The global force behind Mumbai’s agony is in our midst
Stephen Schwartz and Irfan Al-Alawi say that LET — the Army of the Righteous — is a worldwide Islamist organisation which is well-established in Britain. The Mumbai atrocities are further proof that the march of Islamic extremism is the central fact of our time The usual suspects are declaring that the ‘cause’ of the Mumbai bombings was Kashmir or some other local grievance. But what happened in Mumbai was no more a local event than the 7 July 2005 attacks in London or the assault in Madrid on 11 March 2004. Pakistani propaganda about its claims in Kashmir is almost entirely phony rhetoric intended to justify the predatory instincts of the Pakistani army and intelligence bureaucrats. Pakistan insists that Kashmiri Muslims are oppressed by India, but in fact Indian Muslims live better than Pakistani Muslims and have demonstrated a better capacity for true Islamic thinking.

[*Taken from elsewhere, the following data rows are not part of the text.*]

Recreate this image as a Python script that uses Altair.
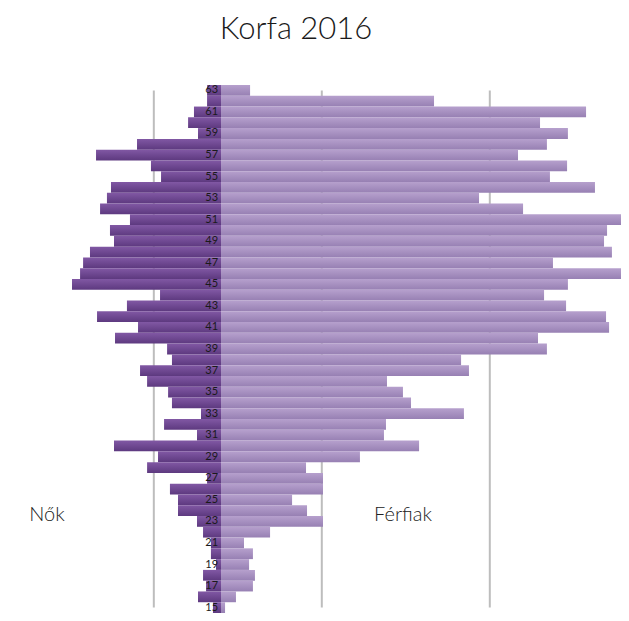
import altair as alt
import pandas as pd

ages = list(range(63, 14, -1))
women = [0.83, 0.83, 1.61, 1.96, 1.37, 5.0, 7.44, 4.17, 3.57, 6.55, 6.79, 7.2, 5.42, 6.61, 6.37, 7.8,
         8.21, 8.39, 8.87, 3.63, 5.6, 7.38, 4.94, 6.31, 3.21, 2.92, 4.82, 4.4, 3.15, 2.92, 1.19, 3.39,
         1.43, 6.37, 3.75, 4.4, 0.83, 3.04, 2.56, 2.56, 1.43, 1.07, 0.6, 0.6, 0.3, 1.07, 0.89, 1.37, 0.48]
men = [1.73, 12.68, 21.73, 18.99, 20.65, 19.4, 17.68, 20.6, 19.58, 22.26, 15.36, 17.98, 24.1, 22.98, 22.8, 23.27,
       19.76, 24.1, 20.65, 19.23, 20.54, 22.92, 23.1, 18.87, 19.4, 14.29, 14.76, 9.88, 10.83, 11.31, 14.46, 9.82,
       9.7, 11.79, 8.27, 5.06, 6.07, 6.07, 4.23, 5.12, 6.07, 2.92, 1.37, 1.9, 1.67, 2.02, 1.9, 0.89, 0.24]
label_ages = [a for a in ages if a % 2 == 1]
grid_values = [-4, 6, 16]

FONT = "Lato"
XDOM = [-12.68, 23.81]
YDOM = [14.5, 63.5]

df_w = pd.DataFrame({"age": ages, "value": [-v for v in women]})
df_m = pd.DataFrame({"age": ages, "value": men})
df_lab = pd.DataFrame({"age": label_ages})
df_grid = pd.DataFrame({"g": grid_values, "top": [ages[0]] * 3, "bot": [ages[-1]] * 3})

xs = alt.Scale(domain=XDOM, nice=False, zero=False)
ys = alt.Scale(domain=YDOM, nice=False, zero=False)


def grad(top, bottom):
    return alt.Gradient(gradient="linear",
                        stops=[alt.GradientStop(color=top, offset=0),
                               alt.GradientStop(color=bottom, offset=1)],
                        x1=0, x2=0, y1=0, y2=1)


grid = alt.Chart(df_grid).mark_rule(color="#bdbdbd", strokeWidth=2).encode(
    x=alt.X("g:Q", scale=xs, axis=None),
    y=alt.Y("top:Q", scale=ys, axis=None),
    y2="bot:Q",
)

bars_w = alt.Chart(df_w).transform_calculate(
    lo="datum.age - 0.5", hi="datum.age + 0.5", zero="0"
).mark_bar(color=grad("#8158a4", "#5d397f"), clip=True).encode(
    x=alt.X("value:Q", scale=xs, axis=None),
    x2="zero:Q",
    y=alt.Y("lo:Q", scale=ys, axis=None),
    y2="hi:Q",
)

bars_m = alt.Chart(df_m).transform_calculate(
    lo="datum.age - 0.5", hi="datum.age + 0.5", zero="0"
).mark_bar(color=grad("#b6a0cd", "#9780b3"), clip=True).encode(
    x=alt.X("zero:Q", scale=xs, axis=None),
    x2="value:Q",
    y=alt.Y("lo:Q", scale=ys, axis=None),
    y2="hi:Q",
)

labels = alt.Chart(df_lab).transform_calculate(zero="0").mark_text(
    align="right", baseline="middle", dx=-3, font=FONT, fontSize=11, color="#1a1a1a"
).encode(
    x=alt.X("zero:Q", scale=xs, axis=None),
    y=alt.Y("age:Q", scale=ys, axis=None),
    text="age:Q",
)

title = alt.Chart(pd.DataFrame({"t": ["Korfa 2016"]})).mark_text(
    align="center", baseline="alphabetic", font=FONT, fontSize=31, fontWeight=300, color="#1a1a1a"
).encode(x=alt.value(288), y=alt.value(-46), text="t:N")

nok = alt.Chart(pd.DataFrame({"t": ["Nők"]})).mark_text(
    align="center", baseline="middle", font=FONT, fontSize=20, fontWeight=300, color="#222222"
).encode(x=alt.value(39), y=alt.value(430), text="t:N")

ferfi = alt.Chart(pd.DataFrame({"t": ["Férfiak"]})).mark_text(
    align="center", baseline="middle", font=FONT, fontSize=20, fontWeight=300, color="#222222"
).encode(x=alt.value(395), y=alt.value(430), text="t:N")

chart = alt.layer(grid, bars_w, bars_m, labels, title, nok, ferfi).properties(
    width=613, height=528,
    padding={"left": 0, "top": 77, "right": 0, "bottom": 0},
    autosize=alt.AutoSizeParams(type="none"),
).configure_view(stroke=None)

chart.save("out.html", embed_options={"renderer": "svg", "actions": False})
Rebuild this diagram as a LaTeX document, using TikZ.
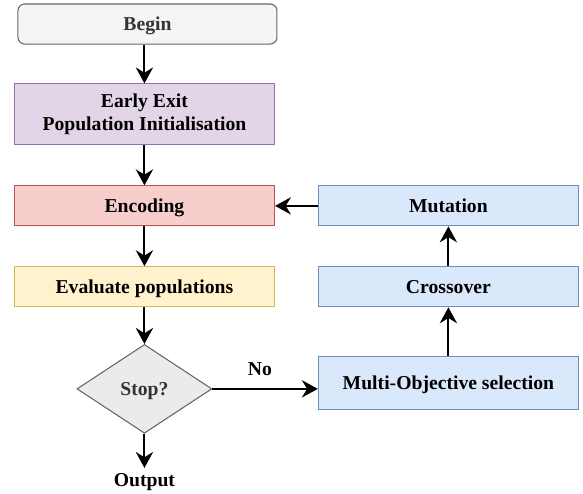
\documentclass[tikz,border=0pt]{standalone}
\usepackage{fontspec}
\setmainfont{Liberation Serif}
\usetikzlibrary{arrows.meta, positioning, shapes.geometric}
\definecolor{beginFill}{HTML}{F5F5F5}
\definecolor{grayLine}{HTML}{666666}
\definecolor{grayText}{HTML}{333333}
\definecolor{stopFill}{HTML}{EBEBEB}
\definecolor{initFill}{HTML}{E1D5E7}
\definecolor{initLine}{HTML}{9673A6}
\definecolor{encFill}{HTML}{F8CECC}
\definecolor{encLine}{HTML}{B85450}
\definecolor{evalFill}{HTML}{FFF2CC}
\definecolor{evalLine}{HTML}{D6B656}
\definecolor{opFill}{HTML}{DAE8FC}
\definecolor{opLine}{HTML}{6C8EBF}

\begin{document}
\begin{tikzpicture}[auto, >={Stealth[length=12pt, width=13pt, inset=4pt]}, line width=1.5pt,
    font=\fontsize{14.8}{17}\selectfont\bfseries]
        % Estilos para los bloques y la decisión
        \tikzstyle{box} = [draw, rectangle, line width=0.8pt, minimum height=1.06cm, minimum width=6.88cm, align=center]
        \tikzstyle{block} = [box, text height=10pt, text depth=0pt]
        \tikzstyle{startblock} = [block, rounded corners=5pt, fill=beginFill, draw=grayLine, text=grayText, minimum width=6.85cm]
        \tikzstyle{decision} = [draw=grayLine, fill=stopFill, text=grayText, diamond, line width=0.8pt, inner sep=0pt, minimum width=3.57cm, minimum height=2.35cm, text height=10pt, text depth=0pt]

        \useasboundingbox (-3.82,0.635) rectangle (11.60,-12.41);

        % Nodes
        \node at (0.08,0) [startblock] (begin) {Begin};
        \node at (0,-2.38) [box, fill=initFill, draw=initLine, minimum height=1.59cm] (init) {Early Exit\\Population Initialisation};
        \node [block, on grid, fill=encFill, draw=encLine, below=2.43cm of init] (encoding) {Encoding};
        \node [block, on grid, fill=evalFill, draw=evalLine, below=2.14cm of encoding] (evaluate) {Evaluate populations};
        \node [decision, on grid, below=2.70cm of evaluate] (stop) {Stop?};
        \node [on grid, text height=10pt, text depth=0pt, below=2.41cm of stop] (output) {Output};
        \node [block, on grid, fill=opFill, draw=opLine, right=8.04cm of encoding] (mutation) {Mutation};
        \node [block, on grid, fill=opFill, draw=opLine, below=2.14cm of mutation] (crossover) {Crossover};
        \node [block, on grid, fill=opFill, draw=opLine, minimum height=1.40cm, below=2.54cm of crossover] (selection) {Multi-Objective selection};

        % Lines
        \draw [->] (begin.south -| init.north) -- (init);
        \draw [->] (init) -- (encoding);
        \draw [->] (encoding) -- (evaluate);
        \draw [->] (evaluate) -- (stop);
        \draw [->] (stop) -- (output);
        \draw [->] (stop.east) -- node[above=6pt, pos=0.45] {No} (stop.east -| selection.west);
        \draw [->] (selection) -- (crossover);
        \draw [->] (crossover) -- (mutation);
        \draw [->] (mutation) -- (encoding);

      \end{tikzpicture}
\end{document}
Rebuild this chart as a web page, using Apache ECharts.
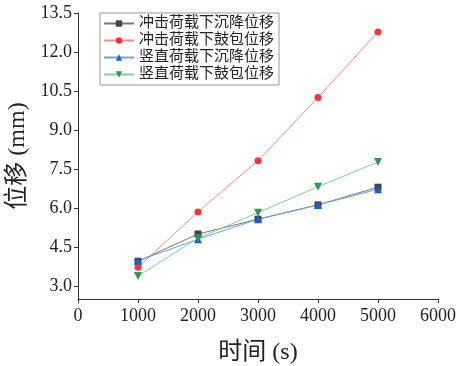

The attacks on Mumbai are part of a global problem, which is why a passive Western policy toward the crisis is not acceptable. It may appear comforting to bien-pensant representatives of the ‘progressive’ elite. But in reality it represents an attitude of suicidal and irresponsible disengagement from confrontation with a continuing threat. In Mumbai, as in London, Madrid and New York, but also in the Islamic cities of Iraq, Istanbul and Jakarta, and in places like Peshawar and Quetta in Pakistan, a wide network of Muslim fundamentalists continue their global offensive.
The common enemies of all civilised humanity in the ongoing conflict include Saudi Wahhabism and Pakistani jihadism, the latter inspired by a fundamentalist variant of Islam called Deobandism. What Western appeasers must remember is that Pakistan, like Saudi Arabia before it, is two-faced, professing to oppose terrorism while powerful factions in its leadership espouse it.
There is a wide gap between the ordinary local people in Pakistan and India — whatever their faith — and Islamist radicals in the Pakistani armed forces and clandestine services. This division cannot be spanned by a few ameliorative gestures by Pakistani, American or British leaders. We owe it to these ordinary people to treat Islamism seriously wherever it occurs.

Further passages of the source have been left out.